Material for this task start
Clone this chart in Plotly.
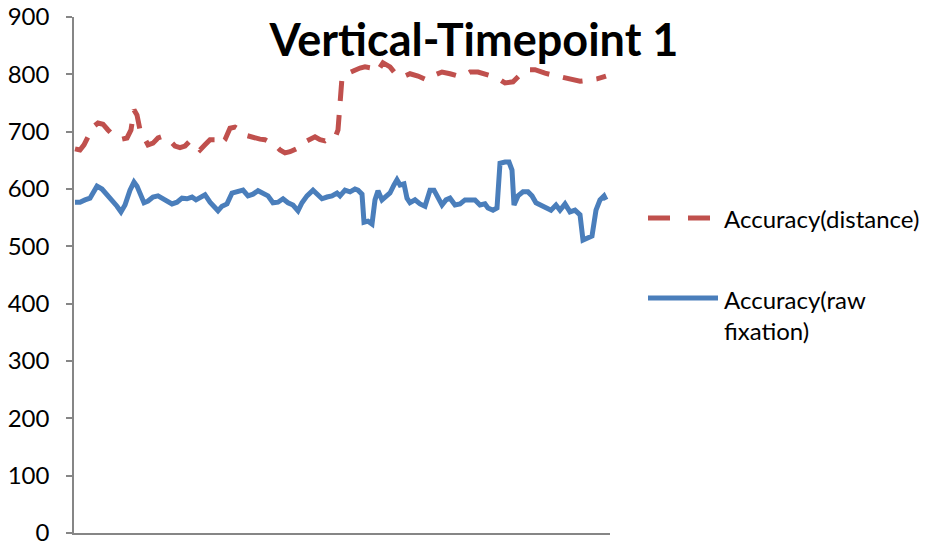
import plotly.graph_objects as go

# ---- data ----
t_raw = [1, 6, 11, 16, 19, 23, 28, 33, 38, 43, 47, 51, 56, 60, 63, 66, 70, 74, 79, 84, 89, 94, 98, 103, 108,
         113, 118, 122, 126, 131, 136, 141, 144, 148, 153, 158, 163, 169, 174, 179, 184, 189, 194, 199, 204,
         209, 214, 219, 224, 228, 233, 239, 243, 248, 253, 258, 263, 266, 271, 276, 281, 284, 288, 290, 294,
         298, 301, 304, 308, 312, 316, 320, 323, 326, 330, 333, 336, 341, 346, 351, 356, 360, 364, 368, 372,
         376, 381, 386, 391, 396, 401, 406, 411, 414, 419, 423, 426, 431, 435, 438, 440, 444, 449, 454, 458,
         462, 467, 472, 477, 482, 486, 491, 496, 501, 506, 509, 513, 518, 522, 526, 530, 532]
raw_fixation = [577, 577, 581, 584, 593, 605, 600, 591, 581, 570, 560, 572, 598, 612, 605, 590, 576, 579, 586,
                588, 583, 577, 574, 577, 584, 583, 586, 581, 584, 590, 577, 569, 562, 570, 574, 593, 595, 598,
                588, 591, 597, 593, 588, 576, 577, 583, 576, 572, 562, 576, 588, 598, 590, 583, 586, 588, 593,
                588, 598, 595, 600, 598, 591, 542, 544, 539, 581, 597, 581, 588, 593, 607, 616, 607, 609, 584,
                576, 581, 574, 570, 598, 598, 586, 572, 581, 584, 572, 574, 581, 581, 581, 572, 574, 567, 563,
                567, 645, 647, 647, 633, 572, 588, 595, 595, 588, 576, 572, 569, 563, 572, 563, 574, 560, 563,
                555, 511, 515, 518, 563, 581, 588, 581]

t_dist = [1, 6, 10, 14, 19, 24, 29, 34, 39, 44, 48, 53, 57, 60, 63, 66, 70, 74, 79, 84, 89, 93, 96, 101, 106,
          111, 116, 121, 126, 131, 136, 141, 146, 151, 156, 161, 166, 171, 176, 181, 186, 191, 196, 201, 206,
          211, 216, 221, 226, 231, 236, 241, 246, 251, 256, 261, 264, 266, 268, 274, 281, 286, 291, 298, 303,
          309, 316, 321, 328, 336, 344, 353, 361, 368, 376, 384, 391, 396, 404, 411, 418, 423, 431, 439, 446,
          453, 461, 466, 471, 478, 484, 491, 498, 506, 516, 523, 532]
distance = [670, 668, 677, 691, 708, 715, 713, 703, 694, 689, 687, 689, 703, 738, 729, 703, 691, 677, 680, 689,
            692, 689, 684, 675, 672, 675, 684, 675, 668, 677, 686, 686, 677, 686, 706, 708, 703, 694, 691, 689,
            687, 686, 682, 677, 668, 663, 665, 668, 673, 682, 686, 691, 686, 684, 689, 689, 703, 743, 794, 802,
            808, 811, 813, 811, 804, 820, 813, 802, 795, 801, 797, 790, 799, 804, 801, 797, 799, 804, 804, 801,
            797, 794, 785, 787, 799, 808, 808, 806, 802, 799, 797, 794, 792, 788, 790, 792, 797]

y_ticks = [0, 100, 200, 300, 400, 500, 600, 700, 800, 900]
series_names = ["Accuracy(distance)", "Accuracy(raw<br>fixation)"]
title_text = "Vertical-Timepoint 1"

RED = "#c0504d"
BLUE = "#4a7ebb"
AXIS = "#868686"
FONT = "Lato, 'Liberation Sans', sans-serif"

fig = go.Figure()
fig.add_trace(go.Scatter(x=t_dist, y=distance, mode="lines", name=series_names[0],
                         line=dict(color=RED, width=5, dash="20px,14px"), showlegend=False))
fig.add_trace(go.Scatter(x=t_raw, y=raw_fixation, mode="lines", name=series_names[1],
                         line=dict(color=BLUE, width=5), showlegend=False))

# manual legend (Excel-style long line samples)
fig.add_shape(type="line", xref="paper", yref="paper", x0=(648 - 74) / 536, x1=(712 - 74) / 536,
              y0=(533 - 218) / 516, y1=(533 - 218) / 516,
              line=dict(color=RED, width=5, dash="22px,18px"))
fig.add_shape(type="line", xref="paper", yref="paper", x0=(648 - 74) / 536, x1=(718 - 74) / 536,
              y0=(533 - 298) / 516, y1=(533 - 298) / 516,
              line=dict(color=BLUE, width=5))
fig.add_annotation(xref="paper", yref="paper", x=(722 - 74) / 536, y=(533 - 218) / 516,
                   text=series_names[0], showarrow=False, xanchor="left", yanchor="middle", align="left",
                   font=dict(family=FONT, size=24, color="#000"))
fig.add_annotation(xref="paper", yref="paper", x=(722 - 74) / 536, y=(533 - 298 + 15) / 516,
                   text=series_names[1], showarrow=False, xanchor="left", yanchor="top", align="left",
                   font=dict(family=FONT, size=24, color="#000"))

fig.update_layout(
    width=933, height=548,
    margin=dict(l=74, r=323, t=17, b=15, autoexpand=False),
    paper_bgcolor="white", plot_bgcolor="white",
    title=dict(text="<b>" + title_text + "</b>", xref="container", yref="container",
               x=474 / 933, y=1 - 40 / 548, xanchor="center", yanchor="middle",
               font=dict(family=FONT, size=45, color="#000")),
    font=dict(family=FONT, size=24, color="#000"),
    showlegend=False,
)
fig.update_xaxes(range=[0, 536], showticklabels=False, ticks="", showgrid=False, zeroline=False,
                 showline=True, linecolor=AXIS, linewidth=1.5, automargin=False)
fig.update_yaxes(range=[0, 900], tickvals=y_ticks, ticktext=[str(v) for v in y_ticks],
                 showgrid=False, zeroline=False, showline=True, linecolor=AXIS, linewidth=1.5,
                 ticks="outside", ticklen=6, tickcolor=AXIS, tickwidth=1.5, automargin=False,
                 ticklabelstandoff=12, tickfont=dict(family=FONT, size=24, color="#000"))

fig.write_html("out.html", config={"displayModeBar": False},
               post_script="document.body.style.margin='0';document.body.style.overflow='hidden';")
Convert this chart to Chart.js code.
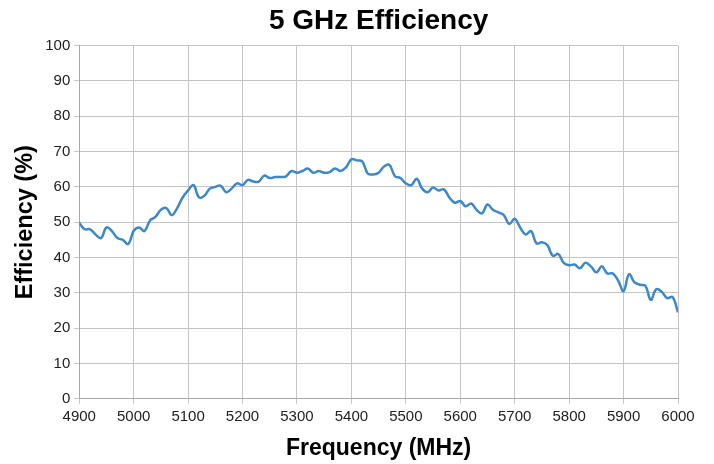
Material for this task end
* Exercise instructions:
Write out the whole listing exactly, and drop the pictures.

* Reply:
Clone this chart in Plotly.
import plotly.graph_objects as go

# ---- data ----
t_raw = [1, 6, 11, 16, 19, 23, 28, 33, 38, 43, 47, 51, 56, 60, 63, 66, 70, 74, 79, 84, 89, 94, 98, 103, 108,
         113, 118, 122, 126, 131, 136, 141, 144, 148, 153, 158, 163, 169, 174, 179, 184, 189, 194, 199, 204,
         209, 214, 219, 224, 228, 233, 239, 243, 248, 253, 258, 263, 266, 271, 276, 281, 284, 288, 290, 294,
         298, 301, 304, 308, 312, 316, 320, 323, 326, 330, 333, 336, 341, 346, 351, 356, 360, 364, 368, 372,
         376, 381, 386, 391, 396, 401, 406, 411, 414, 419, 423, 426, 431, 435, 438, 440, 444, 449, 454, 458,
         462, 467, 472, 477, 482, 486, 491, 496, 501, 506, 509, 513, 518, 522, 526, 530, 532]
raw_fixation = [577, 577, 581, 584, 593, 605, 600, 591, 581, 570, 560, 572, 598, 612, 605, 590, 576, 579, 586,
                588, 583, 577, 574, 577, 584, 583, 586, 581, 584, 590, 577, 569, 562, 570, 574, 593, 595, 598,
                588, 591, 597, 593, 588, 576, 577, 583, 576, 572, 562, 576, 588, 598, 590, 583, 586, 588, 593,
                588, 598, 595, 600, 598, 591, 542, 544, 539, 581, 597, 581, 588, 593, 607, 616, 607, 609, 584,
                576, 581, 574, 570, 598, 598, 586, 572, 581, 584, 572, 574, 581, 581, 581, 572, 574, 567, 563,
                567, 645, 647, 647, 633, 572, 588, 595, 595, 588, 576, 572, 569, 563, 572, 563, 574, 560, 563,
                555, 511, 515, 518, 563, 581, 588, 581]

t_dist = [1, 6, 10, 14, 19, 24, 29, 34, 39, 44, 48, 53, 57, 60, 63, 66, 70, 74, 79, 84, 89, 93, 96, 101, 106,
          111, 116, 121, 126, 131, 136, 141, 146, 151, 156, 161, 166, 171, 176, 181, 186, 191, 196, 201, 206,
          211, 216, 221, 226, 231, 236, 241, 246, 251, 256, 261, 264, 266, 268, 274, 281, 286, 291, 298, 303,
          309, 316, 321, 328, 336, 344, 353, 361, 368, 376, 384, 391, 396, 404, 411, 418, 423, 431, 439, 446,
          453, 461, 466, 471, 478, 484, 491, 498, 506, 516, 523, 532]
distance = [670, 668, 677, 691, 708, 715, 713, 703, 694, 689, 687, 689, 703, 738, 729, 703, 691, 677, 680, 689,
            692, 689, 684, 675, 672, 675, 684, 675, 668, 677, 686, 686, 677, 686, 706, 708, 703, 694, 691, 689,
            687, 686, 682, 677, 668, 663, 665, 668, 673, 682, 686, 691, 686, 684, 689, 689, 703, 743, 794, 802,
            808, 811, 813, 811, 804, 820, 813, 802, 795, 801, 797, 790, 799, 804, 801, 797, 799, 804, 804, 801,
            797, 794, 785, 787, 799, 808, 808, 806, 802, 799, 797, 794, 792, 788, 790, 792, 797]

y_ticks = [0, 100, 200, 300, 400, 500, 600, 700, 800, 900]
series_names = ["Accuracy(distance)", "Accuracy(raw<br>fixation)"]
title_text = "Vertical-Timepoint 1"

RED = "#c0504d"
BLUE = "#4a7ebb"
AXIS = "#868686"
FONT = "Lato, 'Liberation Sans', sans-serif"

fig = go.Figure()
fig.add_trace(go.Scatter(x=t_dist, y=distance, mode="lines", name=series_names[0],
                         line=dict(color=RED, width=5, dash="20px,14px"), showlegend=False))
fig.add_trace(go.Scatter(x=t_raw, y=raw_fixation, mode="lines", name=series_names[1],
                         line=dict(color=BLUE, width=5), showlegend=False))

# manual legend (Excel-style long line samples)
fig.add_shape(type="line", xref="paper", yref="paper", x0=(648 - 74) / 536, x1=(712 - 74) / 536,
              y0=(533 - 218) / 516, y1=(533 - 218) / 516,
              line=dict(color=RED, width=5, dash="22px,18px"))
fig.add_shape(type="line", xref="paper", yref="paper", x0=(648 - 74) / 536, x1=(718 - 74) / 536,
              y0=(533 - 298) / 516, y1=(533 - 298) / 516,
              line=dict(color=BLUE, width=5))
fig.add_annotation(xref="paper", yref="paper", x=(722 - 74) / 536, y=(533 - 218) / 516,
                   text=series_names[0], showarrow=False, xanchor="left", yanchor="middle", align="left",
                   font=dict(family=FONT, size=24, color="#000"))
fig.add_annotation(xref="paper", yref="paper", x=(722 - 74) / 536, y=(533 - 298 + 15) / 516,
                   text=series_names[1], showarrow=False, xanchor="left", yanchor="top", align="left",
                   font=dict(family=FONT, size=24, color="#000"))

fig.update_layout(
    width=933, height=548,
    margin=dict(l=74, r=323, t=17, b=15, autoexpand=False),
    paper_bgcolor="white", plot_bgcolor="white",
    title=dict(text="<b>" + title_text + "</b>", xref="container", yref="container",
               x=474 / 933, y=1 - 40 / 548, xanchor="center", yanchor="middle",
               font=dict(family=FONT, size=45, color="#000")),
    font=dict(family=FONT, size=24, color="#000"),
    showlegend=False,
)
fig.update_xaxes(range=[0, 536], showticklabels=False, ticks="", showgrid=False, zeroline=False,
                 showline=True, linecolor=AXIS, linewidth=1.5, automargin=False)
fig.update_yaxes(range=[0, 900], tickvals=y_ticks, ticktext=[str(v) for v in y_ticks],
                 showgrid=False, zeroline=False, showline=True, linecolor=AXIS, linewidth=1.5,
                 ticks="outside", ticklen=6, tickcolor=AXIS, tickwidth=1.5, automargin=False,
                 ticklabelstandoff=12, tickfont=dict(family=FONT, size=24, color="#000"))

fig.write_html("out.html", config={"displayModeBar": False},
               post_script="document.body.style.margin='0';document.body.style.overflow='hidden';")
Convert this chart to Chart.js code.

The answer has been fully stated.